Characterizing Multiscale Effects of Climatic Factors on the Temporal Variation of Vegetation in Different Climatic Regions of China

Vegetation dynamic is sensitive to climatic warming, and is affected by individual or combined climatic factors at different temporal scale with different intensity. Previous studies have unraveled the relationships between vegetation condition and individual climatic factors; however, it is unclear whether the effects of single or combined climatic factors on vegetation dynamic was dominant for different temporal scales, vegetation types, and climatic regions. The objective of this study was to explore the scale-specific univariate and multivariate controls on vegetation over the period 1982–2015 using bivariate wavelet coherency (BWC), multiple wavelet coherence (MWC), and multiple empirical model decomposition (MEMD).

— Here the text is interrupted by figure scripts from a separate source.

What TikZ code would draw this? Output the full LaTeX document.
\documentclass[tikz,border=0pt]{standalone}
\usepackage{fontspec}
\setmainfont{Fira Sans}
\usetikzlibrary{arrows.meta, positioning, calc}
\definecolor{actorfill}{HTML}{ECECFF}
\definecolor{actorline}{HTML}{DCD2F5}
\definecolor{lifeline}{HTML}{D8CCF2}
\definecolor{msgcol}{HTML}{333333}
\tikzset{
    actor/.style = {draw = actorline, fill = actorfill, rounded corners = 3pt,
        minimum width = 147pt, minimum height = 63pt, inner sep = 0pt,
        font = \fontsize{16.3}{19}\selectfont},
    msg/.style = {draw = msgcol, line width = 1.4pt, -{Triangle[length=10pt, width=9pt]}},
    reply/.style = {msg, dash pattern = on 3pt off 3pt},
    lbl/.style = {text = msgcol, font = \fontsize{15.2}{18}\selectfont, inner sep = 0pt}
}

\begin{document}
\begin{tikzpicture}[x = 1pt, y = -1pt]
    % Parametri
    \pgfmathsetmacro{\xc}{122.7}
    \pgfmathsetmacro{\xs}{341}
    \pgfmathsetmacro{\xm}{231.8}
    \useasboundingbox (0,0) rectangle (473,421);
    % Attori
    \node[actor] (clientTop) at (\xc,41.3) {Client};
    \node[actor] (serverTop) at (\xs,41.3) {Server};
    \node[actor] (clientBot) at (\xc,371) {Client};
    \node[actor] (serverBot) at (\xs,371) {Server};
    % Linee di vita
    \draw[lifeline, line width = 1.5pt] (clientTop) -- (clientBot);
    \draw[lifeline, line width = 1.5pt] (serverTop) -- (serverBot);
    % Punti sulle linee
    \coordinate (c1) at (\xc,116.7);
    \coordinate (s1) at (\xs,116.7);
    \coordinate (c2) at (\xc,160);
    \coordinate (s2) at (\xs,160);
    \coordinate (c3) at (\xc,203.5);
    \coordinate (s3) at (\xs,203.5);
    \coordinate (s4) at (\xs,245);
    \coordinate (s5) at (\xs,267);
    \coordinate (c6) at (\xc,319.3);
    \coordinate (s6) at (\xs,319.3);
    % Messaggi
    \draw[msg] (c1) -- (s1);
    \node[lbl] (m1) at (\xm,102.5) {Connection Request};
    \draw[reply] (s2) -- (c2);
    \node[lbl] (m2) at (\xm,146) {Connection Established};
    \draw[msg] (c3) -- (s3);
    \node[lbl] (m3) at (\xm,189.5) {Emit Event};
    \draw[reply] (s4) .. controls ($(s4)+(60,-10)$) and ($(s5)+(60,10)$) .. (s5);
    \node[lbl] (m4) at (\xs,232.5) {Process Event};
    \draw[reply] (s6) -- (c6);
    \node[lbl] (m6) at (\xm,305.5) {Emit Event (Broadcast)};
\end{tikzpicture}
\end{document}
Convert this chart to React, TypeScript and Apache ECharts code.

The results indicated that the significant vegetation dynamics were mainly located at scales of 1, 0.5, and 0.3 years. The combined explanatory power of the seven climatic factors on the vegetation were greater at the short-term and long-term scales, while the individual climatic factor might affect vegetation dynamic in the seasonal and medium-term scales at some climatic regions. The combined effect of climatic factors in grassland of Tibetan Plateau (TP) and Tempera grassland of Inner Mongolia (TGIM) regions were the greatest, which were 65.06% and 59.53%, respectively. The explanatory powers of climate for crop dynamics between temperate humid & subhumid Northeast China (THSNC) and TP, warm-temperate humid & subhumid North China (WHSNC) and subtropical humid Central & South China (SHCSC), and TGIM and temperate & warm-temperate desert of Northwest China (TWDNC) were equivalent, which were around 47%, 45%, and 39%, respectively. Farming practices in cropland could alleviate the spatial variation of the relationships between climate and vegetation, while enhance the temporal difference of their relationships. Additionally, the dominant influencing factor among different regions varied greatly in the medium-term scale. Collectively, the results might provide alternative perspective for understanding vegetation evolution in response to climatic changes in China.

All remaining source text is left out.